Mark 10: 35-45
Oswald Sanders says, “Because we children of Adam want to become great, Jesus became small. Because we will not stop, He humbled himself. Because we want to rule, He came to serve.”
The greatest contrast I have noticed in my Christian journey is the contrast between the humility of my Lord and my sinful pride. In the last week’s Bible reading from Mark 10:35-45, Jesus for the third time predicts his death. Without any respect or concern towards the Lord, the disciples argue over who will be the greatest after Jesus’s death. James and John decide to settle this issue with a blatant request for seats, one at His right hand and one at his left hand. To sit on his right hand and his left in the Kingdom would not only be an honor, but it would give authority. They wanted the status, honor, recognition to be the best in the Kingdom, right after Jesus. This request is interesting because they are not asking this to be closer to the Lord and have a deeper relationship. How easy it is to blend worship with self-interest, or worse, disguising self-interest as worship. They sought praise marked by self-interest (v. 35-37).
One of the greatest losses to usefulness for God’s Kingdom is pride, thinking highly of ourselves than we ought. For this is the man whom I will look, says the Lord, he who is humble and contrite in spirit and tremble at my word. Christian fellowship ought to be one of the chief blessings in this life, and because of our pride, we cause disunity. It caused disunity then among the disciples (v. 41). It still causes disunity today among the believers. John Stott says, “the church is full of Jameses and Johns, go-getters and status-seekers, hungry for honor and prestige, measuring life by achievements, and everlastingly dreaming of success.” We want to do well for sure (and be recognized for it). The issue here is not, am I pursuing greatness? The issue here is, am I pursuing things that Jesus says are great? In the next verses, what’s fascinating is that Lord never rebuked his disciples for their ambition to be great. He patiently clarifies and redefines their ambition.

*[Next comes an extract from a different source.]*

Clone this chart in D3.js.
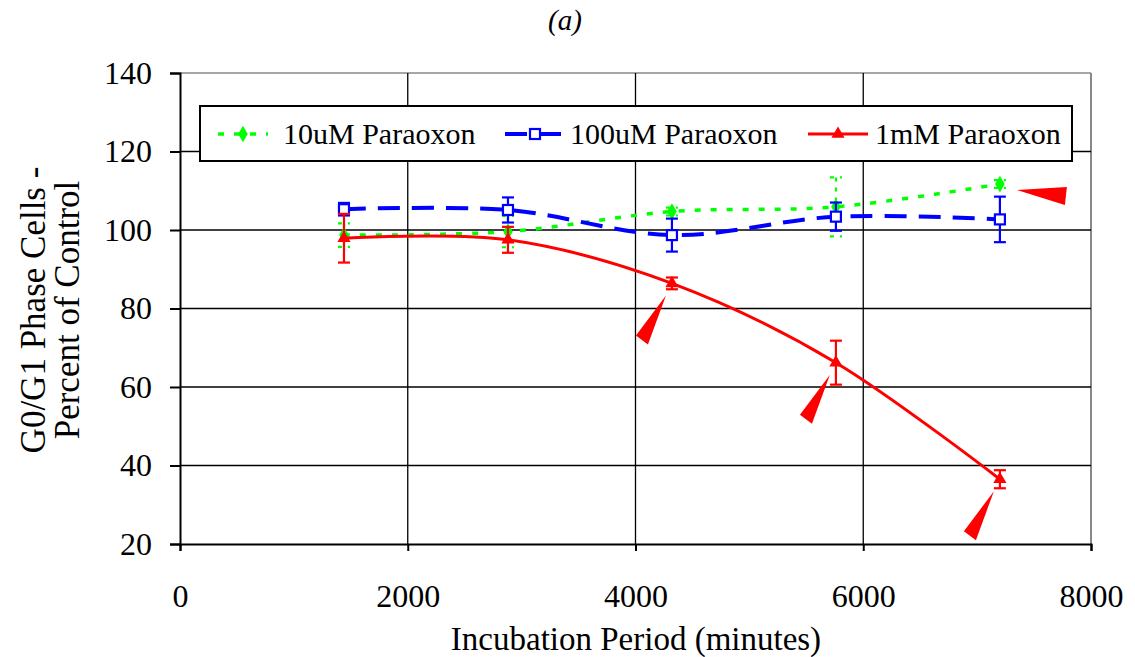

His patience towards them/us should humble us and give us hope. Jesus says you know how the world’s rulers are; for them, greatness is about exercising authority and exaltation and status. When people get a little power, how quickly it may go to their heads. But, He says, it shall not be so among you. Instead, you must be a servant of all and a slave of all. According to Roman standards, the word servant (diakonos), the Greek word for waiting tables, prevalent and humble task, nothing you would associate greatness with, and the slave (doulos) had been forced into service. These were two of the lowest positions on society’s scale. Jesus was speaking of being a faithful servant, not a fake. In the eyes of God, Genuine greatness means serving others. The ideal servant lived to care for, protect, and make better the lives of those over them. He spoke of an entirely different kind of greatness pleasing to God because it is humble and self-giving rather than proud and self-serving.
True humility doesn’t kill our dreams; it provides a safe zone based on the Word of God to navigate in the direction to bring God Glory. As we grow in the Lord, we will be less shaped by our culture, and we will not value the same things that our culture values.